The length of the 2012-13 season and an overall lack of strength eventually took their toll on Biedscheid. He was an electrifying offensive performer on occasion, connecting on 5-of-7 three-point shots in an 18-point effort against Villanova.
But by the end of the campaign, Biedscheid was wearing down, and Brey couldn’t count on the “instant offense” he frequently provided earlier in the regular season.
Biedscheid, who averaged 17.4 minutes per game, played 13 minutes or less in five of Notre Dame’s last eight games. He shot 1-for-12 in the Big East tournament, and then 0-for-5 in the NCAA tournament against Iowa State. Biedscheid missed his last 11 three-point attempts of the season and scored just five points in the last five games.
“By the time the tournament came around, I felt a little worn down,” Biedscheid said. “It seemed like it kept going and going and going.
“When it came to defense, I was probably the person who struggled the most with it. Lack of strength as a freshman played into problems I had offensively, too.”
A scoring machine at Cardinal Ritter College Prep, Biedscheid rarely concentrated on defense after averaging 29.7 and 31.7 points per game in his junior and senior seasons. Lifting weights? That didn’t come until his arrival at Notre Dame in the summer of 2012.
Playing time became harder to come by at the end of his freshman year as Brey demanded a better performance on the defensive end of the court.
“Being able to stay in front of my man, being able to read how I should chase him off the screen, if I should break the screen, if I should trail the screen, if I should curl with him through the screen, being positioned in the right spot on the floor when the ball is in a certain area…” said Biedscheid, rattling off a list of deficiencies.

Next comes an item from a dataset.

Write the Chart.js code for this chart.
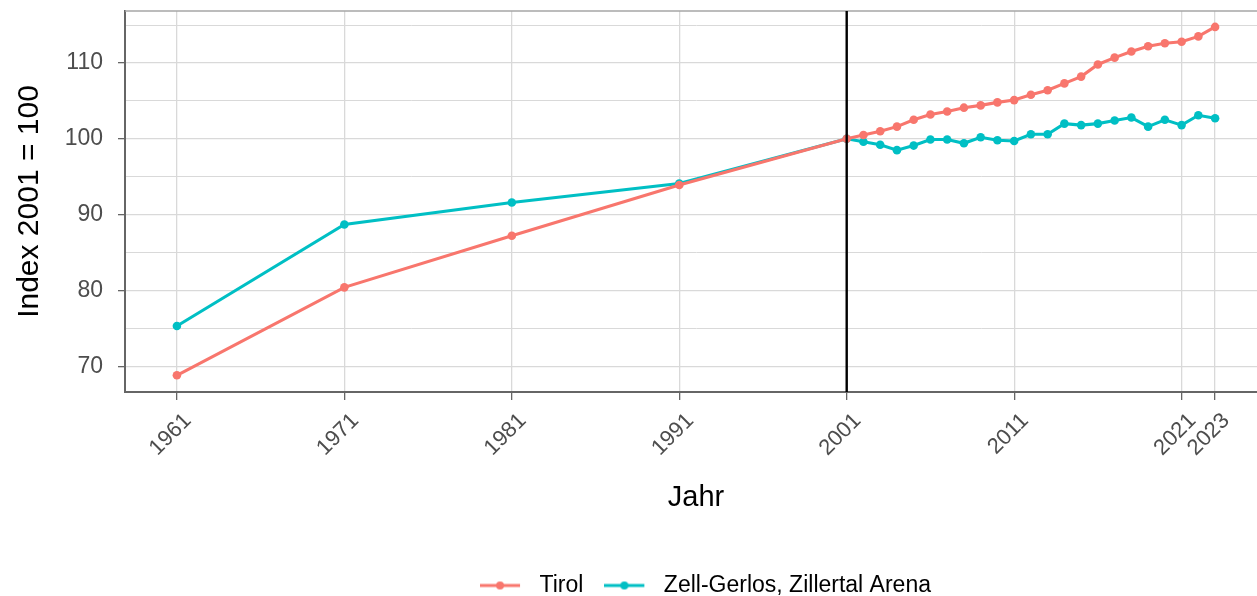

“Just everything on defense.”
In order to reach his potential as a college basketball player, Biedscheid needed to take a different approach after the Irish dropped out of the NCAA tournament in their first game.
“Cam had a really good summer,” Brey said. “He needed to have a big summer. He’s made progress. He’s gotten stronger.
“With Cam, it’s always been, ‘Are you easy to play with,’ or easier to play with, knowing what’s a good shot, and then having more of a defensive presence. He’s made improvements in all those areas.”
But those off-season improvements guarantee little in terms of playing time on a team overflowing with perimeter talent. Eric Atkins and Jerian Grant will log the majority of the minutes in the backcourt, but junior Pat Connaughton will slide between the three- and four-spot on the floor, depending upon Notre Dame’s needs/match-up. Lightning-quick freshman Demetrius Jackson is a facilitator and is expected to get ample playing time. Another freshman, 6-foot-6 Steve Vasturia, is competing for playing time in the crowded backcourt as well.
“When you look at the perimeter guys, we’ve got a dogfight for minutes after you talk about those three starters,” said Brey, referring to Atkins, Grant and Connaughton. “There’s a lot of potential there with some of the young guys.
“For (Biedscheid) to get on the floor and be a part of things, he can’t be a weak link on that (defensive) end of the floor. I think that’s been drilled into his frame of mind.”
Biedscheid won’t get buried on the bench, even if his defense still has some catching up to do. He’s too valuable on the offensive end of the floor, where he averaged 6.2 points per game and tossed in 36 three-pointers.
“I never want to lose sight of that kind of microwave presence he can bring off the bench,” Brey said. “He’s really good at putting numbers on the board quickly, and we need that.”
Biedscheid’s never had a lack of confidence on the offensive end of the floor.
“Offensively, I feel like my game is really solid,” said Biedscheid, who shot just 30.3 percent on 119 three-point attempts. “I work on offensive areas of my game every day.
“But defensively is where I really needed to put effort into my game in order to become a complete player. I really focused on that this summer, and coach has noticed that it’s improved.”
As much as anyone on the roster, Biedscheid’s eyes light up when talking about the more up-tempo possibilities moving from the Big East to the ACC.
“I’m real excited being able to get the rebound, getting out in transition, running, being able to make plays, having the floor more open…I’m really looking to the more up-tempo style of the ACC,” Biedscheid said.
He’s also motivated by some of the criticism he took during his tough stretch run last season.
“I knew I would have doubters with the way I closed the season,” Biedscheid said. “When you’re playing a sport on this level, you want to have doubters. It just motivates you to do your thing even more.”